“I nearly went, there”, a commissioned work by the British-born composer, Edward Rushton, purportedly pays tribute to Gustav Mahler in compositional and contrapuntal form. The horns play a prominent role throughout, imaginatively reconstituting, says Rushton, horn parts that Mahler’s wife Alma found too pervasive in the huge symphony. Mahler later moderated them, we know; whether the Alma story is truth or legend is subject to debate.
Undeniably, the London Symphony Orchestra produced a host of inordinate sounds for Rushton's work, showing the composer a master of colourful impulse and musical wit. At once the percussion claps, woodwinds take a tumble downwards as if a giant balloon were being deflated, and the violins flutter in a way that elicited real chuckles in Lucerne. I heard a frenzy of buzzing bees, machinations of the urban landscape, echoes of a frenzied housewife scurrying from job to job.
Where the short work shared commonalities with Mahler would be in the mood swings that move from the lyrical to the turbulent in short order, in the unexpected intervals, and in that turbulent slew of showy horns. Rushton’s Klangteppiche also came close to “covering” something of the human condition and social convention, just as Mahler aimed to incorporate the “whole world” into his symphonies. But to understand where Edward Rushton “nearly went” may be better left to future generations of concertgoers. In short, it was an enigmatic piece.

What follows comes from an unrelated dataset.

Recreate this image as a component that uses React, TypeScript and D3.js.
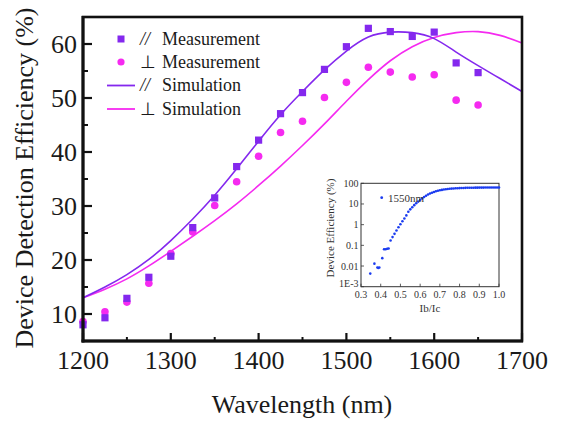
import * as d3 from 'd3';
import React from 'react';

// measured device detection efficiency vs wavelength (parallel / perpendicular polarisation)
const measWavelengths = [1200, 1225, 1250, 1275, 1300, 1325, 1350, 1375, 1400, 1425, 1450, 1475, 1500, 1525, 1550, 1575, 1600, 1625, 1650];
const parMeasured = [8.0, 9.3, 12.9, 16.8, 20.7, 26.0, 31.5, 37.3, 42.2, 47.1, 51.0, 55.3, 59.5, 62.9, 62.3, 61.4, 62.2, 56.5, 54.7];
const perpMeasured = [8.6, 10.4, 12.2, 15.7, 21.2, 25.2, 30.1, 34.5, 39.2, 43.6, 45.7, 50.1, 52.9, 55.7, 54.8, 53.9, 54.3, 49.6, 48.7];

// simulated curves
const simWavelengths = [1200, 1225, 1250, 1275, 1300, 1325, 1350, 1375, 1400, 1425, 1450, 1475, 1500, 1525, 1550, 1575, 1600, 1625, 1650, 1675, 1700];
const parSim = [13.0, 15.0, 17.3, 20.1, 23.6, 27.6, 32.0, 36.9, 42.0, 46.9, 51.2, 55.2, 58.7, 61.3, 62.2, 62.1, 61.0, 58.5, 56.0, 53.6, 51.2];
const perpSim = [13.0, 14.6, 16.5, 18.9, 21.6, 24.4, 27.3, 30.4, 33.8, 37.4, 41.2, 45.2, 49.4, 53.4, 56.9, 59.5, 61.2, 62.1, 62.3, 61.6, 60.2];

const xTicks = [1200, 1300, 1400, 1500, 1600, 1700];
const xMinor = [1250, 1350, 1450, 1550, 1650];
const yTicks = [10, 20, 30, 40, 50, 60];
const yMinor = [15, 25, 35, 45, 55, 65];

// inset: efficiency vs bias current ratio at 1550 nm
const biasRatio = [0.347, 0.368, 0.383, 0.388, 0.393, 0.408, 0.417, 0.425, 0.433, 0.44, 0.45, 0.46, 0.47, 0.48, 0.49, 0.5, 0.51, 0.52, 0.53, 0.54, 0.55, 0.56, 0.57, 0.58, 0.59, 0.6, 0.61, 0.62, 0.63, 0.64, 0.65, 0.66, 0.67, 0.68, 0.69, 0.7, 0.71, 0.72, 0.73, 0.74, 0.75, 0.76, 0.77, 0.78, 0.79, 0.8, 0.81, 0.82, 0.83, 0.84, 0.85, 0.86, 0.87, 0.88, 0.89, 0.9, 0.91, 0.92, 0.93, 0.94, 0.95, 0.96, 0.97, 0.98, 0.99, 1.0];
const biasEff = [0.0043, 0.013, 0.0085, 0.008, 0.0085, 0.024, 0.065, 0.065, 0.068, 0.07, 0.17, 0.25, 0.36, 0.52, 0.75, 1.05, 1.45, 2.0, 2.8, 4.2, 5.5, 7.0, 8.8, 10.8, 13.0, 15.5, 18.5, 21.8, 25.2, 28.6, 32.0, 35.2, 38.2, 41.0, 43.6, 46.0, 48.0, 50.0, 51.6, 53.0, 54.4, 55.5, 56.5, 57.3, 58.0, 58.7, 59.2, 59.7, 60.1, 60.5, 60.8, 61.1, 61.3, 61.5, 61.7, 61.9, 62.0, 62.1, 62.2, 62.3, 62.4, 62.5, 62.5, 62.6, 62.6, 62.7];
const insetXTicks = [0.3, 0.4, 0.5, 0.6, 0.7, 0.8, 0.9, 1.0];
const insetYTicks = [100, 10, 1, 0.1, 0.01, 0.001];
const insetYLabels = ['100', '10', '1', '0.1', '0.01', '1E-3'];

const PAR = '#8428ee';
const PERP = '#f52af0';
const FONT = '"Liberation Serif", "Times New Roman", serif';

const App = () => {
    const x = d3.scaleLinear().domain([1200, 1700]).range([83, 522]);
    const y = d3.scaleLinear().domain([5, 65]).range([341, 17]);

    const simLine = (vals: number[]) =>
        d3.line<number>()
            .x((d, i) => x(simWavelengths[i]))
            .y(d => y(d))
            .curve(d3.curveNatural)(vals) as string;

    const ix = d3.scaleLinear().domain([0.3, 1.0]).range([361, 499]);
    const iy = d3.scaleLog().domain([0.001, 100]).range([286.7, 183.3]);

    const legendRows = [
        { kind: 'square', sym: '//', text: 'Measurement', y: 44.5 },
        { kind: 'circle', sym: '⊥', text: 'Measurement', y: 67.5 },
        { kind: 'parline', sym: '//', text: 'Simulation', y: 91 },
        { kind: 'perpline', sym: '⊥', text: 'Simulation', y: 114.5 },
    ];

    return (
        <svg width={564} height={432} style={{ position: 'absolute', left: 0, top: 0, background: '#fff' }} fontFamily={FONT}>
            {/* simulation curves */}
            <path d={simLine(perpSim)} fill="none" stroke={PERP} strokeWidth={1.6} />
            <path d={simLine(parSim)} fill="none" stroke={PAR} strokeWidth={1.6} />

            {/* measurements */}
            {perpMeasured.map((v, i) => (
                <circle key={'c' + i} cx={x(measWavelengths[i])} cy={y(v)} r={3.8} fill={PERP} />
            ))}
            {parMeasured.map((v, i) => (
                <rect key={'s' + i} x={x(measWavelengths[i]) - 3.6} y={y(v) - 3.6} width={7.2} height={7.2} fill={PAR} />
            ))}

            {/* frame */}
            <rect x={83} y={17} width={439} height={324} fill="none" stroke="#111" strokeWidth={2.6} />
            <line x1={83} x2={83} y1={16} y2={342.5} stroke="#111" strokeWidth={3} />
            <line x1={81.5} x2={523} y1={341} y2={341} stroke="#111" strokeWidth={3} />

            {/* x axis */}
            {xTicks.map(t => (
                <g key={'xt' + t}>
                    <line x1={x(t)} x2={x(t)} y1={341} y2={333} stroke="#111" strokeWidth={2.2} />
                    <text x={x(t)} y={369} textAnchor="middle" fontSize={26} fill="#1a1a1a">{t}</text>
                </g>
            ))}
            {xMinor.map(t => (
                <line key={'xm' + t} x1={x(t)} x2={x(t)} y1={341} y2={337} stroke="#111" strokeWidth={2} />
            ))}
            <text x={302} y={413} textAnchor="middle" fontSize={26} fill="#1a1a1a">Wavelength (nm)</text>

            {/* y axis */}
            {yTicks.map(t => (
                <g key={'yt' + t}>
                    <line x1={83} x2={92} y1={y(t)} y2={y(t)} stroke="#111" strokeWidth={2.2} />
                    <text x={77} y={y(t)} dy="0.35em" textAnchor="end" fontSize={26} fill="#1a1a1a">{t}</text>
                </g>
            ))}
            {yMinor.map(t => (
                <line key={'ym' + t} x1={83} x2={88} y1={y(t)} y2={y(t)} stroke="#111" strokeWidth={2} />
            ))}
            <text transform="translate(33,178) rotate(-90)" textAnchor="middle" fontSize={26} fill="#1a1a1a">
                Device Detection Efficiency (%)
            </text>

            {/* legend */}
            {legendRows.map((r, i) => {
                const cy = r.y - 5.5;
                return (
                    <g key={'lg' + i}>
                        {r.kind === 'square' && <rect x={117.5} y={cy - 3.5} width={7} height={7} fill={PAR} />}
                        {r.kind === 'circle' && <circle cx={121} cy={cy} r={3.6} fill={PERP} />}
                        {r.kind === 'parline' && <line x1={107} x2={135} y1={cy} y2={cy} stroke={PAR} strokeWidth={1.8} />}
                        {r.kind === 'perpline' && <line x1={107} x2={135} y1={cy} y2={cy} stroke={PERP} strokeWidth={1.8} />}
                        <text x={140} y={r.y} fontSize={18} fontStyle={r.sym === '//' ? 'italic' : 'normal'} fill="#1a1a1a">{r.sym}</text>
                        <text x={162} y={r.y} fontSize={18} fill="#1a1a1a">{r.text}</text>
                    </g>
                );
            })}

            {/* inset */}
            <g>
                <rect x={361} y={183.3} width={138} height={103.4} fill="#fff" stroke="#333" strokeWidth={1} />
                {insetXTicks.map(t => (
                    <g key={'ixt' + t}>
                        <line x1={ix(t)} x2={ix(t)} y1={286.7} y2={283.7} stroke="#333" strokeWidth={0.8} />
                        <text x={ix(t)} y={297.5} textAnchor="middle" fontSize={10} fill="#333">{t.toFixed(1)}</text>
                    </g>
                ))}
                {insetYTicks.map((t, i) => (
                    <g key={'iyt' + t}>
                        <line x1={361} x2={364} y1={iy(t)} y2={iy(t)} stroke="#333" strokeWidth={0.8} />
                        <text x={358.5} y={iy(t) - (i === insetYTicks.length - 1 ? 3.5 : 0)} dy="0.35em" textAnchor="end" fontSize={10} fill="#333">{insetYLabels[i]}</text>
                    </g>
                ))}
                {biasEff.map((v, i) => (
                    <circle key={'ip' + i} cx={ix(biasRatio[i])} cy={iy(v)} r={1.3} fill="#1b3cf0" />
                ))}
                <circle cx={381.7} cy={197.7} r={1.4} fill="#1b3cf0" />
                <text x={388} y={201.5} fontSize={11} fill="#333">1550nm</text>
                <text x={430} y={312} textAnchor="middle" fontSize={11} fill="#333">Ib/Ic</text>
                <text transform="translate(334,228) rotate(-90)" textAnchor="middle" fontSize={11} fill="#333">
                    Device Efficiency (%)
                </text>
            </g>
        </svg>
    );
};

export default App;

Second in the evening’s programme was Janine Jansen’s brilliant performance of Mendelssohn’s Concerto for Violin and Orchestra in E minor, the composer’s last large orchestral work. Atypically, the violin enters almost immediately, and Jansen was a strong force right out of the gate. The lower registers of her Stradivarius (“The Barrère”, 1727) showed its rich resonance best, but she produced exceedingly fragile sounds no less ably. At the end of the first movement, her final note seemed to verge on the celestial.
Further, Jansen leaned in close to the conductor as she played; at one point, his arm falling precariously short of her raised bow. She immersed herself fully in the orchestra’s space and interacted with the players there, her fresh green bodice-and-pleated-skirt moving like the tendril of a great spring sapling, her modulated sound, as close to discovering the Garden of Eden as one gets in a concert hall. If I may, I’ll use Rushton’s title to describe it…for speaking of Eden, “we nearly went there”.
Mahler’s Fifth Symphony came after the interval. Arguably, any fine orchestra can rely on the “wow” factor when performing this work at the KKL. The Lucerne hall’s acoustics are world-class, and even the slightest whisper carries to the uppermost balcony, affectionately known by insiders as the “Paradiesli” (little Eden). Not surprisingly, the huge emotional scope and musical canvas of Mahler do superbly well here.